● TO DO: In the records below, find the line containing "Write the D3.js code for this chart." and the line containing "0).attr('width', width).attr('height', height);". Give again exactly those lines and every line between them, omitting the pictures.
>> begin
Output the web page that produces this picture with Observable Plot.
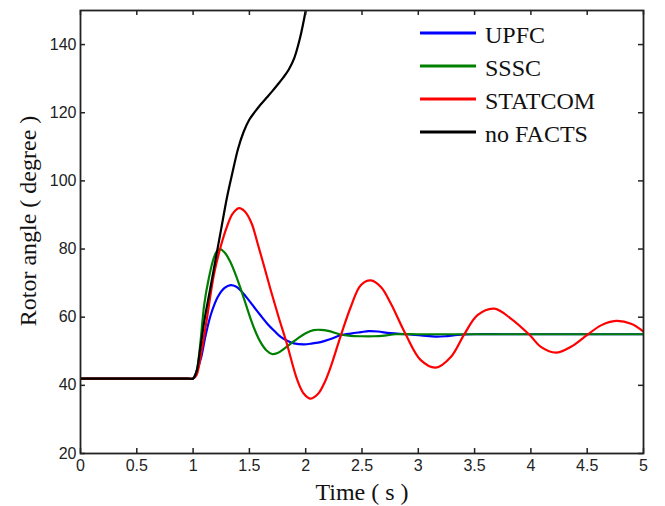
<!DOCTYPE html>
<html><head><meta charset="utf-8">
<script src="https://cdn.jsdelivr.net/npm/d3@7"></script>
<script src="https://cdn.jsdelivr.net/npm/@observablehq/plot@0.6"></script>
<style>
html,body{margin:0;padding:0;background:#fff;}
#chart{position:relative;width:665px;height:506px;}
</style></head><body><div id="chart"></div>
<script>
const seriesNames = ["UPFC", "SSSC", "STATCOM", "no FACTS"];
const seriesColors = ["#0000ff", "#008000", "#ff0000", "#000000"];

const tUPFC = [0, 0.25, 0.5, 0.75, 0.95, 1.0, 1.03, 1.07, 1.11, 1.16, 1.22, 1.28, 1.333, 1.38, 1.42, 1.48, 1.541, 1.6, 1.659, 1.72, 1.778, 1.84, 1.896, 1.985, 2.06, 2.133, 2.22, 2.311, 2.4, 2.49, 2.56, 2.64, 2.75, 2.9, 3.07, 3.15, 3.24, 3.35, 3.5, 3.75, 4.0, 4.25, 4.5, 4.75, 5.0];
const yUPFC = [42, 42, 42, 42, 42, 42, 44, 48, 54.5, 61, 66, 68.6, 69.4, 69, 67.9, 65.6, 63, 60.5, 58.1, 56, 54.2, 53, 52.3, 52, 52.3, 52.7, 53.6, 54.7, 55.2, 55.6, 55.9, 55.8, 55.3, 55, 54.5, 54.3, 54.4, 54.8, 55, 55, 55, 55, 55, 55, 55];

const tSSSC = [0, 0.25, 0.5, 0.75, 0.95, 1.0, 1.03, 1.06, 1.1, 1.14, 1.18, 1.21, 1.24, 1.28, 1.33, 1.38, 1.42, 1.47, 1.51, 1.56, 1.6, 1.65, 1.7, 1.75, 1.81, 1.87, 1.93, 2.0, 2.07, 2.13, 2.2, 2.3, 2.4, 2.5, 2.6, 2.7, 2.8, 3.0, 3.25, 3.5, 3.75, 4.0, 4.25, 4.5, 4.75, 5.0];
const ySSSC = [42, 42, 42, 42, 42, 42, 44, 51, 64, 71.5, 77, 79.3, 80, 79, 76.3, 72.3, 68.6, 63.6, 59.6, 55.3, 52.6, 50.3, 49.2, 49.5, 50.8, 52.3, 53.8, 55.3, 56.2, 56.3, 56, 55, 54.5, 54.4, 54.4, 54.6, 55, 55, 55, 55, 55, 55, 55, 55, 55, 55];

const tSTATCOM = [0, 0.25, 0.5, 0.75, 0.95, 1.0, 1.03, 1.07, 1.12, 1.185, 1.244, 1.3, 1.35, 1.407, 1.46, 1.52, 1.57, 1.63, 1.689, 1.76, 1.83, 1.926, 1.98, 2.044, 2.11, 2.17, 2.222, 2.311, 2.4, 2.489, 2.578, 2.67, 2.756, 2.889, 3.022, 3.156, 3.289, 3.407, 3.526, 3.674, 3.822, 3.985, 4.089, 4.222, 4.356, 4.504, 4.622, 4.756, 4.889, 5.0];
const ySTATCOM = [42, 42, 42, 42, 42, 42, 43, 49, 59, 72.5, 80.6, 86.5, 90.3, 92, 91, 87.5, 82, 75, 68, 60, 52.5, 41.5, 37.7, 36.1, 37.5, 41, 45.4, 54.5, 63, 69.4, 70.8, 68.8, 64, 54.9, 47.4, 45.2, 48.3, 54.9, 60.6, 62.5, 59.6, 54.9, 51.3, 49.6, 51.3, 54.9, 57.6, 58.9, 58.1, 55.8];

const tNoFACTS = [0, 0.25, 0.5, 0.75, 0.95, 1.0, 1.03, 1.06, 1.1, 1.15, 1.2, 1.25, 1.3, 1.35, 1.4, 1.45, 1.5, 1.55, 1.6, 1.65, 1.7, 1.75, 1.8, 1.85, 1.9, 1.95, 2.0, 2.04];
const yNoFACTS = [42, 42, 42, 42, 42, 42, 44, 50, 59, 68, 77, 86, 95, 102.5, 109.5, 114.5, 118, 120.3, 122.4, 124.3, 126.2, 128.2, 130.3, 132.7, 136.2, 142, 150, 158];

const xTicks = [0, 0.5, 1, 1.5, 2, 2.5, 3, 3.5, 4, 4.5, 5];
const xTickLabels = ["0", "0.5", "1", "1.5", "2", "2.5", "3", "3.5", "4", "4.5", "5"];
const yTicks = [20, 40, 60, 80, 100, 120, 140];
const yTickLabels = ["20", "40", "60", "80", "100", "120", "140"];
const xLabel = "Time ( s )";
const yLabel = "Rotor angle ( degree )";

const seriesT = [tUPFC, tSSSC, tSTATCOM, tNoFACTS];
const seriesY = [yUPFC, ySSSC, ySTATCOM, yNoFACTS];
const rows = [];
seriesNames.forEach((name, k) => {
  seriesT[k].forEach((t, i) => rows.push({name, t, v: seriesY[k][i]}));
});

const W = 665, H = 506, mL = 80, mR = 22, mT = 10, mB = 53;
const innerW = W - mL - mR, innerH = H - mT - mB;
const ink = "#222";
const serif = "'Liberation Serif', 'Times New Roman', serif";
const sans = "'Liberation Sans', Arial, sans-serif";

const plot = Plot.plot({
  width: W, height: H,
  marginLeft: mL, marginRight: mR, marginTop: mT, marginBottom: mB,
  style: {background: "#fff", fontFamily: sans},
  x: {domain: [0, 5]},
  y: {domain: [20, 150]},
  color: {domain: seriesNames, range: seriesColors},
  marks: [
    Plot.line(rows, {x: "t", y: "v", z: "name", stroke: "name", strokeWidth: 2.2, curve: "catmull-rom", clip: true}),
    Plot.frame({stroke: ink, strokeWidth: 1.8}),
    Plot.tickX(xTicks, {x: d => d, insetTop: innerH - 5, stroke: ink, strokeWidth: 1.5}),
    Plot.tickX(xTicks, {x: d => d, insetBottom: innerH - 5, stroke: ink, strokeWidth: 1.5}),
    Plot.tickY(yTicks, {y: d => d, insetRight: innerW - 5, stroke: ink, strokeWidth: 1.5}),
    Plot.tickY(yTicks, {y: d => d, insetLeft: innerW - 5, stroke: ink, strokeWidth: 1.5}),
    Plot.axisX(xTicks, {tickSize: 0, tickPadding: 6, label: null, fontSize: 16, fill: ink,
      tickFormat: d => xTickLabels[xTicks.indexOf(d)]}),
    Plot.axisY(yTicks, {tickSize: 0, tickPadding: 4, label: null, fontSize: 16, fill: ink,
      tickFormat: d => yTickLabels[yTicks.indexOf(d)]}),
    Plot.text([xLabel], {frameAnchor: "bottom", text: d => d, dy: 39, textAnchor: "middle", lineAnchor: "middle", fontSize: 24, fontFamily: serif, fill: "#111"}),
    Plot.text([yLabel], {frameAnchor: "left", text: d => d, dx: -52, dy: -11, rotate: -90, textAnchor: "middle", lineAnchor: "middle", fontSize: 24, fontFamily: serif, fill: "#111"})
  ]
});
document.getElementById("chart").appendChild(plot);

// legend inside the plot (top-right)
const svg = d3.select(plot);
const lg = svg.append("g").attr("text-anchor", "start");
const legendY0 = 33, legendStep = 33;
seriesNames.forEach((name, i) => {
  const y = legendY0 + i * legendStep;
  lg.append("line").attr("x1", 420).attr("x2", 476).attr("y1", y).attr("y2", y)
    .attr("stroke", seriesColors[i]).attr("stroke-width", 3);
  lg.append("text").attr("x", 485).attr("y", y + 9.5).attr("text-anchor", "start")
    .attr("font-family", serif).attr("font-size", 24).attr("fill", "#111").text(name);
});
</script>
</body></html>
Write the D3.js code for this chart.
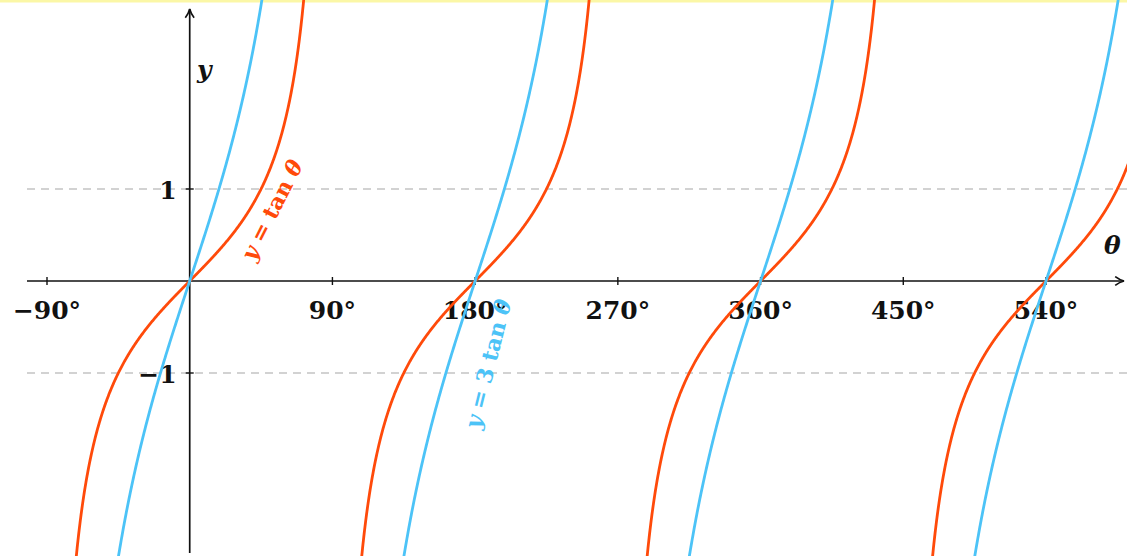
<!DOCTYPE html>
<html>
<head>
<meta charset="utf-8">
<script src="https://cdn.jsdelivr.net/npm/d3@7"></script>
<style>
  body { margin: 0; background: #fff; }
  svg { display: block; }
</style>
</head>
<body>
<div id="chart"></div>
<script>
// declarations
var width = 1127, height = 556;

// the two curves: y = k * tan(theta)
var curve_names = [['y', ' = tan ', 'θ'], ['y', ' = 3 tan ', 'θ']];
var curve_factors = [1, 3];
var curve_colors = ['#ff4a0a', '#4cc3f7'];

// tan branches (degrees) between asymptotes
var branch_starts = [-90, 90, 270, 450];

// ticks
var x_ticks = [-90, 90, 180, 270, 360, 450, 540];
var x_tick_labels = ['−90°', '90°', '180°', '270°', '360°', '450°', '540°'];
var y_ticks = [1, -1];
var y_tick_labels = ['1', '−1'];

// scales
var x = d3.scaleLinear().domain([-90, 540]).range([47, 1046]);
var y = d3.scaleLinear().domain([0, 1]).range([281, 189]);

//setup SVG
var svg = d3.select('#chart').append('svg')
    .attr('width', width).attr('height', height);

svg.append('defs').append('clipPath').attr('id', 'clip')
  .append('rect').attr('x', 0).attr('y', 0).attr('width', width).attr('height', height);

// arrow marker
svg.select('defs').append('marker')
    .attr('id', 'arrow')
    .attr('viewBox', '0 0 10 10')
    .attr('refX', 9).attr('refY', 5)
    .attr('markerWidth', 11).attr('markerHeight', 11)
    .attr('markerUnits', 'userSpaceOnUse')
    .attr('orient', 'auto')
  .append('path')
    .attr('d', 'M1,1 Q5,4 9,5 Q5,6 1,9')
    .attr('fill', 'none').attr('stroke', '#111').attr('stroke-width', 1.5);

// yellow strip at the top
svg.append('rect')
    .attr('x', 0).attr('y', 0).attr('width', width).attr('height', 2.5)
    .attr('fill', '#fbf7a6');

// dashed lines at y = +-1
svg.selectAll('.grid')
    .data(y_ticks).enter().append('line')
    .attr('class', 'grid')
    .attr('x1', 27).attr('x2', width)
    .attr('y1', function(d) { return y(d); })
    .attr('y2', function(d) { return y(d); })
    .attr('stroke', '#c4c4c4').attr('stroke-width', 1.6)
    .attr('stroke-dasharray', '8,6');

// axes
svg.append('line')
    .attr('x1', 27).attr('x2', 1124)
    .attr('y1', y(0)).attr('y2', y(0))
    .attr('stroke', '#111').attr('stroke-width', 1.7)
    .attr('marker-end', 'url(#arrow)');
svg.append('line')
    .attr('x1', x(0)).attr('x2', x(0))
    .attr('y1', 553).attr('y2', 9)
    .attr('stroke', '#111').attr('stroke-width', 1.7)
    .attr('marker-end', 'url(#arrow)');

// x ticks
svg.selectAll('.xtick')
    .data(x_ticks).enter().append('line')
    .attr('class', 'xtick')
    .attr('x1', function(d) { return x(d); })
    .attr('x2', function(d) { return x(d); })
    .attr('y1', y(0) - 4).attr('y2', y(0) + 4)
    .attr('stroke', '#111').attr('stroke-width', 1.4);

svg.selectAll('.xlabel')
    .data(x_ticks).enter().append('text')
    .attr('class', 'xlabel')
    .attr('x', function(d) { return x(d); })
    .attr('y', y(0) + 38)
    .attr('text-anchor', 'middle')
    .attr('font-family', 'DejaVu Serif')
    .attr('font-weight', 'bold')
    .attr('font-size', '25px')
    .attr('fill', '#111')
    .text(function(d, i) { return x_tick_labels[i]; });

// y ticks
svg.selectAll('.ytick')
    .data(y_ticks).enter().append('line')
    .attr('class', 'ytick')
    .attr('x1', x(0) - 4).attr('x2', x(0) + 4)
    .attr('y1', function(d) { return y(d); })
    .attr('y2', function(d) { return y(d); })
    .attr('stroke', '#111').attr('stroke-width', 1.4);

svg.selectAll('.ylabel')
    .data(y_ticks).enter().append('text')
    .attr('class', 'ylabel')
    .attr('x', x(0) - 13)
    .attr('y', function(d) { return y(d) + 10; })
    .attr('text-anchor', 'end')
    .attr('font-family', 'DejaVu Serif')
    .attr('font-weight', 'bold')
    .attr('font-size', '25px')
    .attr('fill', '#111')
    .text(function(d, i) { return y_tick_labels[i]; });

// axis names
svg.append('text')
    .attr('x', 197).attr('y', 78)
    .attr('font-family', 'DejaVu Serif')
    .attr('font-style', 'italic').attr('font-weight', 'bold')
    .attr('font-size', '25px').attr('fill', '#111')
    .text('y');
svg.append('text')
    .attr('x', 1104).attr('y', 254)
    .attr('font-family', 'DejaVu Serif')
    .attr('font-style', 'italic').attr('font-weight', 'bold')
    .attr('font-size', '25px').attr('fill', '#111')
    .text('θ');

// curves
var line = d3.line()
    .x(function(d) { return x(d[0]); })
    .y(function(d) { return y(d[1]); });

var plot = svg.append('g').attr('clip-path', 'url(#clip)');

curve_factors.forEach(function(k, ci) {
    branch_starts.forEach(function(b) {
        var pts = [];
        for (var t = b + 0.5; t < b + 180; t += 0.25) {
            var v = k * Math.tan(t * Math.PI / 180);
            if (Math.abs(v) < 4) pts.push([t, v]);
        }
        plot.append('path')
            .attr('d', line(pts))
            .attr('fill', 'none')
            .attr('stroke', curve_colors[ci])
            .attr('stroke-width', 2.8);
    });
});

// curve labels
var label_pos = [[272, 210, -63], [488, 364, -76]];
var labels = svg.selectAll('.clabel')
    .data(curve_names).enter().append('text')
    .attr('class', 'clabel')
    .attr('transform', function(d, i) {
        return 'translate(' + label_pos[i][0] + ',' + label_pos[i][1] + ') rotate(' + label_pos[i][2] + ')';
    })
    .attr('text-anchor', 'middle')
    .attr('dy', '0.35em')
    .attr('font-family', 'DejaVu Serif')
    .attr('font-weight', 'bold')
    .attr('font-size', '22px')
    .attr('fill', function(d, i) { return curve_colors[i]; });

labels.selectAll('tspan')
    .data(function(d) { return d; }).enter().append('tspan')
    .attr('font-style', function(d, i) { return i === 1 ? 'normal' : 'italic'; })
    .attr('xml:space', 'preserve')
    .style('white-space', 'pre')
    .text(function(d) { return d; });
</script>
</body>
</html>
>> end
● SOLUTION TO THIS EXERCISE:
Write the D3.js code for this chart.
<!DOCTYPE html>
<html>
<head>
<meta charset="utf-8">
<script src="https://cdn.jsdelivr.net/npm/d3@7"></script>
<style>
  body { margin: 0; background: #fff; }
  svg { display: block; }
</style>
</head>
<body>
<div id="chart"></div>
<script>
// declarations
var width = 1127, height = 556;

// the two curves: y = k * tan(theta)
var curve_names = [['y', ' = tan ', 'θ'], ['y', ' = 3 tan ', 'θ']];
var curve_factors = [1, 3];
var curve_colors = ['#ff4a0a', '#4cc3f7'];

// tan branches (degrees) between asymptotes
var branch_starts = [-90, 90, 270, 450];

// ticks
var x_ticks = [-90, 90, 180, 270, 360, 450, 540];
var x_tick_labels = ['−90°', '90°', '180°', '270°', '360°', '450°', '540°'];
var y_ticks = [1, -1];
var y_tick_labels = ['1', '−1'];

// scales
var x = d3.scaleLinear().domain([-90, 540]).range([47, 1046]);
var y = d3.scaleLinear().domain([0, 1]).range([281, 189]);

//setup SVG
var svg = d3.select('#chart').append('svg')
    .attr('width', width).attr('height', height);

svg.append('defs').append('clipPath').attr('id', 'clip')
  .append('rect').attr('x', 0).attr('y', 0).attr('width', width).attr('height', height);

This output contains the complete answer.